I welcome that, and I therefore also welcome the tax on sugary drinks, which the Chancellor is introducing to incentivise healthy behaviour. He said many times that it was
“to help children’s health and wellbeing”,
and that this was
“a Government not afraid to put the next generation first.”—[Official Report, 16 March 2016; Vol. 607, c. 964.]
May I urge the Chancellor also to do what he can to encourage healthy family relationships for our next generation?
The marriage tax allowance that the Chancellor has introduced is still very low. Moreover, its aim is not, as has been claimed, to encourage people to get married and stay married, but simply to remove the disadvantages in the overall tax and benefit system that are incurred by women who look after their children at home. Will my hon. Friend say a word about the allowance, and about how we should upgrade it?
I will, and I thank my hon. Friend for raising the issue.
The Prime Minister said recently:
“Families are the best anti-poverty measure ever invented. They are a welfare, education and counselling system all wrapped up into one.”
I have heard that the cost to the national health service of treating child obesity has been estimated at £5 billion. By contrast, the cost of breakdown is £48 billion. Increased investment in relationship strengthening to help to prevent that would be money well spent. According to a survey carried out by the Department for Education, every pound invested in strengthening family relationships would save the Treasury £11.50. I believe that spending on creating healthy relationships for the next generation is as valid as promoting that generation’s physical health and wellbeing. Few Members can disagree with the principle that such early intervention is key if a child’s life chances are to be maximised, or with the principle that maximum support should be given to children in the areas of greatest need.
Let me end by making a few practical suggestions. The Chancellor would do well to think again about the transferable tax allowance for married couples. He should consider refocusing it on the families with the youngest children. That would be an exponential investment, as the highest rate of family breakdown occurs in families with children under three. By focusing the scheme on couples with low incomes and children under five, and doubling the amount receivable to about £9 a week, the Treasury could offer more substantial support for some of the country’s lowest earners and neediest families, and could do so at no extra cost, because there is an underspend in the money already allocated for the purpose in a previous Budget. A further nuance would be to target for greater take-up those living in the 100 housing estates that the Prime Minister identified for regeneration, and those living in the 100 local government wards with the highest levels of family breakdown.

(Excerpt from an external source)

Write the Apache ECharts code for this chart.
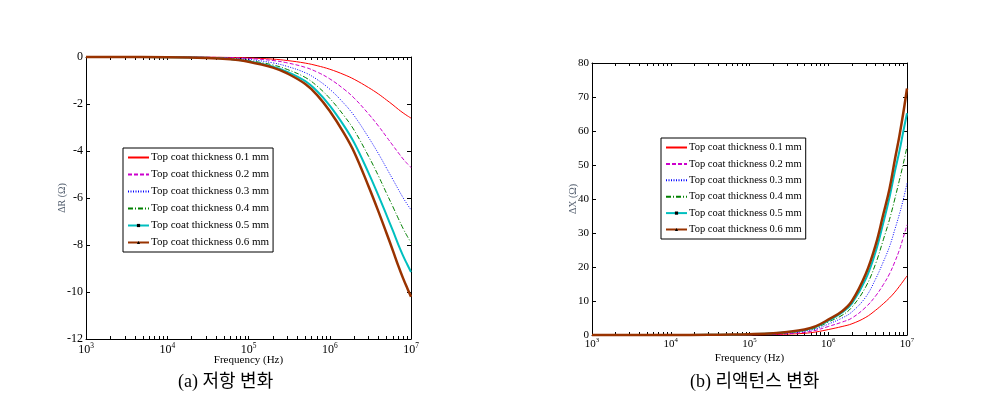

Perhaps the Chancellor could also consider using any remaining underspend to strengthen parenting and relationship support. A practical suggestion from the Centre for Social Justice is the provision of an online one-stop shop to give families information about local relationship support.
Strengthening families by supporting healthy relationships should be an aspiration for the Government. Reversing family breakdown and building strong and stable family life as a foundation block of a healthy society must be our ambition. That would really put the next generation first, and it also makes sound economic sense. If we want our productivity to flourish, families must do so as well.